How will Amazon spend the $3 bn?

I had blogged earlier raising doubts on how Amazon would be able to deploy the $ 3bn it proposes to invest in India, in addition to the $2 bn committed two years back. Now, $ 3 bn or Rs 200 bn is a huge amount of money.

It was easy to burn through $2 bn by offering heavy discounts to acquire customers. But now, with deep-discounts and all forms of indirect support to sellers off the table, the likes of Amazon will have to confine their expenditures to logistics management. But here the story may be different.

The IT applications in logistics management would largely be a replication of its proprietary solution and hardly cost much. This leaves them with investments in warehousing and building transportation fleet. It more likely that e-commerce firms would contract in transportation as a service and invest in warehousing. The former would therefore become part of the operating expenditure.

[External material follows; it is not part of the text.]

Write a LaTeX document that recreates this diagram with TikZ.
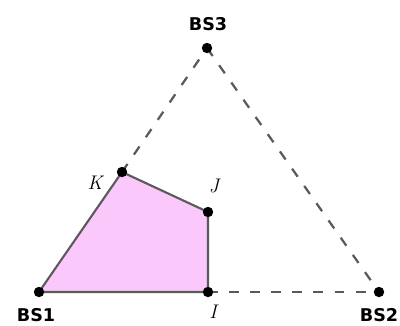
\documentclass[tikz,border=0pt]{standalone}
\usepackage{fontspec}
\newfontfamily\bsfont{DejaVu Sans}
\definecolor{regionfill}{RGB}{250,200,250}
\definecolor{edgegray}{RGB}{90,90,90}
\begin{document}
\begin{tikzpicture}[x=0.025cm,y=-0.025cm,
  dot/.style={circle,fill=black,inner sep=0pt,minimum size=0.26cm},
  bslabel/.style={font=\bsfont\bfseries\fontsize{12.5}{14}\selectfont,inner sep=0pt},
  ptlabel/.style={font=\itshape\fontsize{14}{16}\selectfont,inner sep=0pt},
  dashline/.style={edgegray,line width=1.6pt,dash pattern=on 7pt off 8pt},
  solidline/.style={edgegray,line width=1.5pt}]
\useasboundingbox (0,0) rectangle (400,325);
\coordinate (bs1) at (39,292);
\coordinate (bs2) at (379,292);
\coordinate (bs3) at (207,48);
\coordinate (k) at (122,172);
\coordinate (j) at (208,212);
\coordinate (i) at (208,292);
\fill[regionfill] (bs1) -- (k) -- (j) -- (i) -- cycle;
\draw[dashline] (k) -- (bs3);
\draw[dashline] (bs3) -- (bs2);
\draw[dashline] (i) -- (bs2);
\draw[solidline] (bs1) -- (k) -- (j) -- (i) -- (bs1);
\node[dot] (n1) at (bs1) {};
\node[dot] (n2) at (bs2) {};
\node[dot] (n3) at (bs3) {};
\node[dot] (nk) at (k) {};
\node[dot] (nj) at (j) {};
\node[dot] (ni) at (i) {};
\node[bslabel] (l1) at (36,315) {BS1};
\node[bslabel] (l2) at (379,315) {BS2};
\node[bslabel] (l3) at (208,24) {BS3};
\node[ptlabel] (lk) at (95,183) {K};
\node[ptlabel] (lj) at (214,186) {J};
\node[ptlabel] (li) at (213,312) {I};
\end{tikzpicture}
\end{document}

That leaves us with warehousing. But how much can this soak up? Consider this. There are currently just 5381 cold storages in India with a capacity of 24.45 MT. Assuming the average prevailing cost of cold storage at Rs 15 million per 5000 tonnes, the total investment made till date would be less than Rs 50 bn. In other words, the cumulative cold storage investment in the country is just a fourth of what Amazon alone proposes to invest in the country over the next few years!

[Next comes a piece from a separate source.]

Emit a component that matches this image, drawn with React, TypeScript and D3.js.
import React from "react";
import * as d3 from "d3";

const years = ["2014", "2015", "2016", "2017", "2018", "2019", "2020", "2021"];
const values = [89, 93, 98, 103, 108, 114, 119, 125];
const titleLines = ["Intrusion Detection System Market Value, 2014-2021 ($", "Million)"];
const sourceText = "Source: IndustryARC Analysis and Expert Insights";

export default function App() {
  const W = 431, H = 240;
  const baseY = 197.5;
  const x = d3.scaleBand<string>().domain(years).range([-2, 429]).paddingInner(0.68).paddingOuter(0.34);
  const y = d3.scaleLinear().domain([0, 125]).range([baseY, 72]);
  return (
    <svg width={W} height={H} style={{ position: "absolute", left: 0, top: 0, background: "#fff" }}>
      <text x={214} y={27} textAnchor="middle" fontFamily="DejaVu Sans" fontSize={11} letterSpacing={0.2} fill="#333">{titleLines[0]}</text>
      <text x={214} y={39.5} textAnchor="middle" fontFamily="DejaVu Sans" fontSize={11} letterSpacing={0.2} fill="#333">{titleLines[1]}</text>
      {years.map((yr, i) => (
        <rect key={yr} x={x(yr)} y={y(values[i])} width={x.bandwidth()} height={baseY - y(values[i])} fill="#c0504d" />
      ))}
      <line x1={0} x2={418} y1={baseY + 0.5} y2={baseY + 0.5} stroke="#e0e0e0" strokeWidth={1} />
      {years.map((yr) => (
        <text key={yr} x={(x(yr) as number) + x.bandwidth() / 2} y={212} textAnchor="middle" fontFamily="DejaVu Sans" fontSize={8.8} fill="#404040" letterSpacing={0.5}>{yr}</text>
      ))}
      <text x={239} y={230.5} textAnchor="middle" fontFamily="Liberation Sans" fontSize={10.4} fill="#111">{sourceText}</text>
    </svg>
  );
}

One estimate of India's organized industrial and retail warehousing capacity in 2015 was 178 million sqft. This market has been growing at 25-30% or adding about 54 million sqft each year. Assuming a cost of Rs 1000 per sqft, organized retail capacity addition investment each year would be about Rs 54 bn. But e-tail formed just 1.7% of all retail sales in 2015 (or about 8-10 million sqft of warehouse space) and is expected to reach 4.4% by 2019. From this very low baseline, even with a 50% increase in e-commerce warehousing capacity (or 5 million sqft each year), the total annual investments would be about Rs 5 bn. All these figures are orders of magnitude off from what just Amazon alone proposes to bring in.

Am I missing something here? Or is it that for an economy of India's level of capital accumulation, Rs 200 bn is a huge amount? Is this then an opportunity to signal to investors like Amazon that India will allow unhindered automatic foreign investment in areas like farm produce retailing, where the likelihood of external sourcing is likely to be minimal?

2 comments:

Anonymous said...

This might help.
http://yourstory.com/2016/06/amazon-india-amit-agarwal/

They may go for inorganic growth. Some poster boys of Indian start up scene may become prey.

Urbanomics said...

Thanks Anon. I agree that this may be the most likely possibility. In fact, may be almost inevitable.

But that would not add to productive capacity, except in releasing capital that would be invested elsewhere, including in manufacturing.